The Roaring Twenties

Have you ever thought that it doesn’t matter what you do in your early adult years, as you still have plenty of time to change course and take another path later? Clinical psychologist Meg Jay argues that the choices you make in your twenties have more of an effect on the rest of your life then any you make in the decades after that, and provides true life examples to illustrate it. In The Defining Decade: Why your twenties matter and how to make the most of them now, Dr. Jay discusses: 

  • the concept of “identity capital” (which might be described as the qualities that make your resume stand out) and how to build yours;
  • the value of mining “weak ties” to open unexpected doors;
  • the effects of “sliding, not deciding” in relationships; and
  • making your own certainty

The Defining Decade is in our Popular Books section, and circulates for two weeks.  Check it out!
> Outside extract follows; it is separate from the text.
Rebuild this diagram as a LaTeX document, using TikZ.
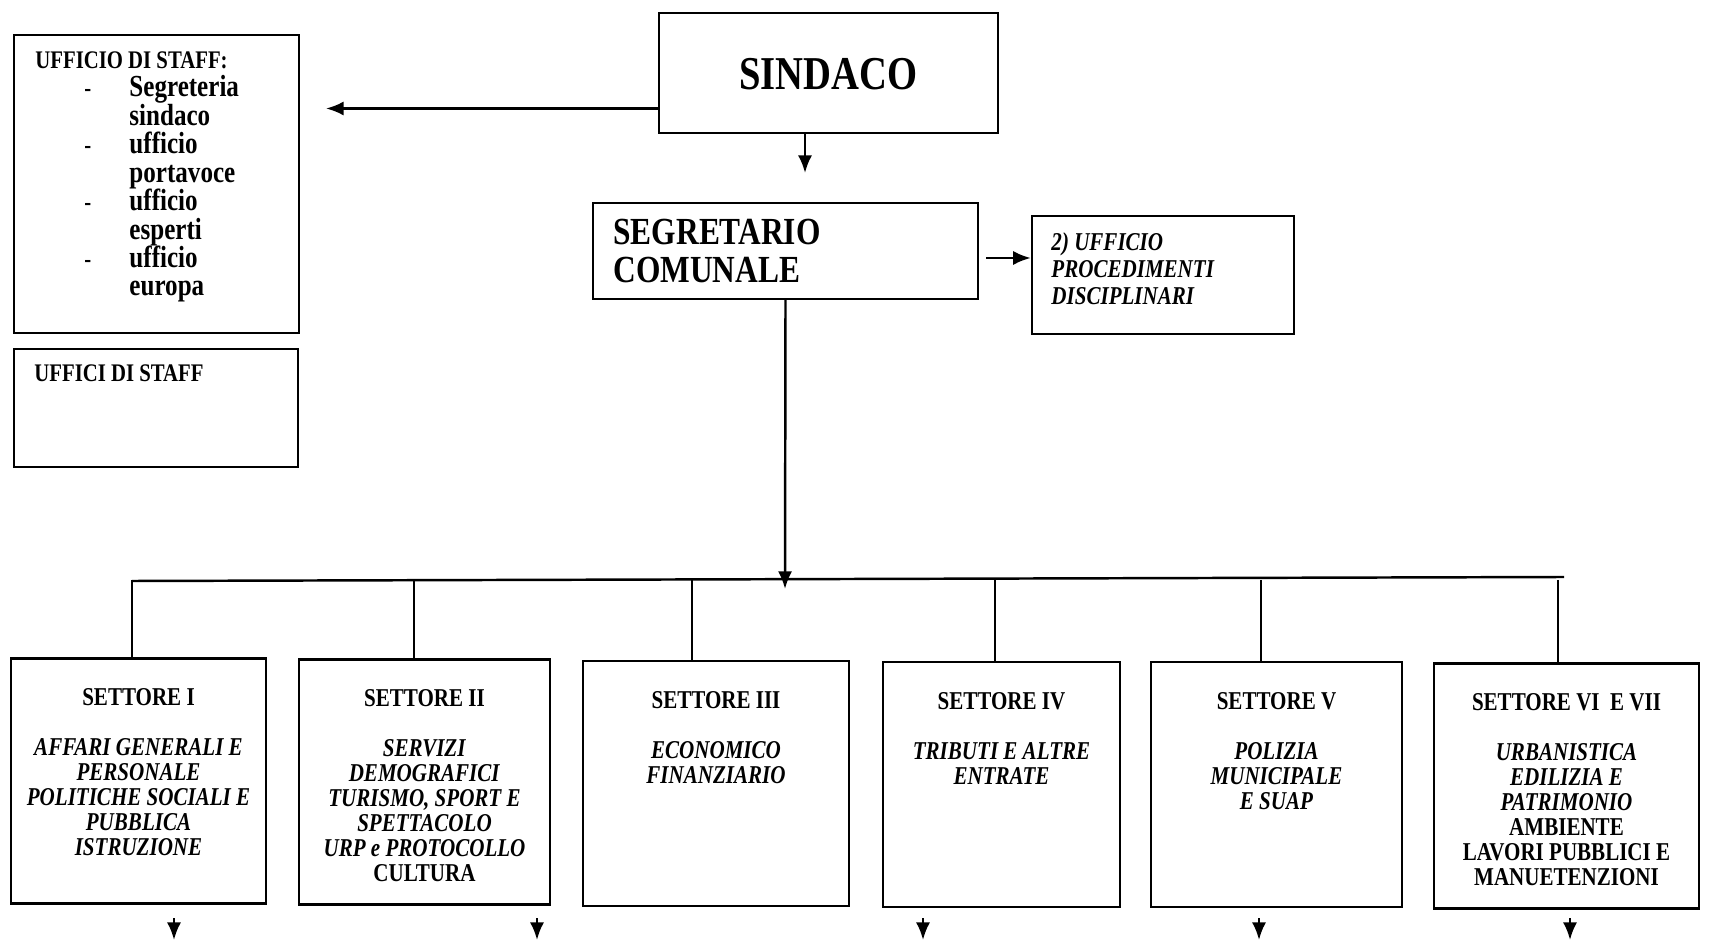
\documentclass[tikz,border=0pt]{standalone}
\usepackage{fontspec}
\setmainfont[FakeStretch=0.82]{Liberation Serif}
\usetikzlibrary{arrows.meta,positioning,calc}
\tikzstyle{bx}=[rectangle,draw=black,line width=0.7pt,inner sep=0pt]
\tikzstyle{st}=[bx,minimum height=24.5mm]
\tikzstyle{tt}=[align=center,inner sep=0pt,font=\fontsize{7.3}{7.1}\selectfont\bfseries]
\tikzstyle{lt}=[align=left,inner sep=0pt,font=\fontsize{7.2}{8.1}\selectfont\bfseries]
\tikzstyle{ln}=[line width=0.7pt]
\tikzstyle{ar}=[ln,-{Latex[length=5pt,width=4pt]}]
\newcommand{\lw}[1]{{\fontsize{8.7}{8.1}\selectfont #1}}

\begin{document}
\begin{tikzpicture}[x=0.1mm, y=-0.1mm]
            \useasboundingbox (0,0) rectangle (1719,941);
            % boxes
            \node [bx, minimum width=28.5mm, minimum height=29.8mm] (uf) at (156.5, 184) {};
            \node [bx, minimum width=28.4mm, minimum height=11.8mm] (ui) at (156, 408) {};
            \node [bx, minimum width=33.9mm, minimum height=12mm, font=\fontsize{13.4}{14}\selectfont\bfseries] (sn) at (828.5, 73) {\raisebox{-1.7mm}[0pt][0pt]{SINDACO}};
            \node [bx, minimum width=38.5mm, minimum height=9.6mm] (sg) at (785.5, 251) {};
            \node [bx, minimum width=26.2mm, minimum height=11.8mm] (up) at (1163, 275) {};
            \node [st, minimum width=25.5mm] (s1) at (138.5, 781) {};
            \node [st, minimum width=25.1mm] (s2) at (424.5, 782) {};
            \node [st, minimum width=26.6mm] (s3) at (716, 783.5) {};
            \node [st, minimum width=23.7mm] (s4) at (1001.5, 784.5) {};
            \node [st, minimum width=25.1mm] (s5) at (1276.5, 784.5) {};
            \node [st, minimum width=26.5mm] (s6) at (1566.5, 786) {};
            % texts
            \node [lt, below right=1.7mm and 2.2mm of uf.north west] (t0) {UFFICIO DI STAFF:\\
              \hspace*{4.9mm}\makebox[4.5mm][l]{-}\lw{Segreteria}\\ \hspace*{9.4mm}\lw{sindaco}\\
              \hspace*{4.9mm}\makebox[4.5mm][l]{-}\lw{ufficio}\\ \hspace*{9.4mm}\lw{portavoce}\\
              \hspace*{4.9mm}\makebox[4.5mm][l]{-}\lw{ufficio}\\ \hspace*{9.4mm}\lw{esperti}\\
              \hspace*{4.9mm}\makebox[4.5mm][l]{-}\lw{ufficio}\\ \hspace*{9.4mm}\lw{europa}};
            \node [lt, below right=1.6mm and 2.1mm of ui.north west] (t1) {UFFICI DI STAFF};
            \node [lt, below right=1.7mm and 2.1mm of sg.north west, font=\fontsize{10.9}{10.6}\selectfont\bfseries] (t2) {SEGRETARIO\\COMUNALE};
            \node [lt, below right=1.7mm and 2mm of up.north west, font=\fontsize{7.3}{7.7}\selectfont\bfseries\itshape] (t3) {2) UFFICIO\\PROCEDIMENTI\\DISCIPLINARI};
            \node [tt, below=3.1mm of s1.north] (u1) {SETTORE I\\[7.1pt] \textit{AFFARI GENERALI E}\\ \textit{PERSONALE}\\ \textit{POLITICHE SOCIALI E}\\ \textit{PUBBLICA}\\ \textit{ISTRUZIONE}};
            \node [tt, below=3.1mm of s2.north] (u2) {SETTORE II\\[7.1pt] \textit{SERVIZI}\\ \textit{DEMOGRAFICI}\\ \textit{TURISMO, SPORT E}\\ \textit{SPETTACOLO}\\ \textit{URP e PROTOCOLLO}\\ CULTURA};
            \node [tt, below=3.1mm of s3.north] (u3) {SETTORE III\\[7.1pt] \textit{ECONOMICO}\\ \textit{FINANZIARIO}};
            \node [tt, below=3.1mm of s4.north] (u4) {SETTORE IV\\[7.1pt] \textit{TRIBUTI E ALTRE}\\ \textit{ENTRATE}};
            \node [tt, below=3.1mm of s5.north] (u5) {SETTORE V\\[7.1pt] \textit{POLIZIA}\\ \textit{MUNICIPALE}\\ \textit{E SUAP}};
            \node [tt, below=3.1mm of s6.north] (u6) {SETTORE VI\ \ E VII\\[7.1pt] \textit{URBANISTICA}\\ \textit{EDILIZIA E}\\ \textit{PATRIMONIO}\\ AMBIENTE\\ LAVORI PUBBLICI E\\ MANUETENZIONI};
            % connectors
            \coordinate (a0) at (326, 108.5);
            \coordinate (a1) at (805, 173);
            \coordinate (a2) at (986, 258);
            \coordinate (b0) at (785, 589);
            \coordinate (b1) at (132, 581);
            \coordinate (b2) at (1564, 577);
            \draw [ar] (sn.west |- a0) to (a0);
            \draw [ar] (sn.south -| a1) to (a1);
            \draw [ar] (a2) to (up.west |- a2);
            \draw [ar] (sg.south) to (b0);
            \draw [ln] (b1) to (b2);
            \foreach \n/\x in {s1/132, s2/414, s3/692, s4/995, s5/1261, s6/1558} {
              \coordinate (d\n) at (\x, 580);
              \draw [ln] (d\n) to (d\n |- \n.north);
            }
            \foreach \x [count=\i] in {174, 537, 923, 1259, 1570} {
              \coordinate (e\i) at (\x, 918);
              \coordinate (f\i) at (\x, 940);
              \draw [ar] (e\i) to (f\i);
            }
    \end{tikzpicture}
\end{document}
For another take on life lessons geared toward your third decade, take a look at Tina Seelig’s What I wish I knew when I was 20: A crash course on making your way in the world. This lively and readable account of life lessons and cogent observations is food for thought at any age.  Seelig, MSE professor and Executive Director of the Stanford Technology Ventures Program, uses anecdotes from many luminaries and her own life to illustrate principles such as:

  • the influence of direct and indirect messages
  • the advantage of challenging assumptions
  • the value of viewing problems as opportunites, and turning failure into success
  • what a successful career really looks like (hint: not a straight line)
  • the importance of doing the right thing instead of the smart thing

What I wish I knew when I was 20 is in our main stacks on the lower level, call # LC 1037.5 S44 2009.  Check it out!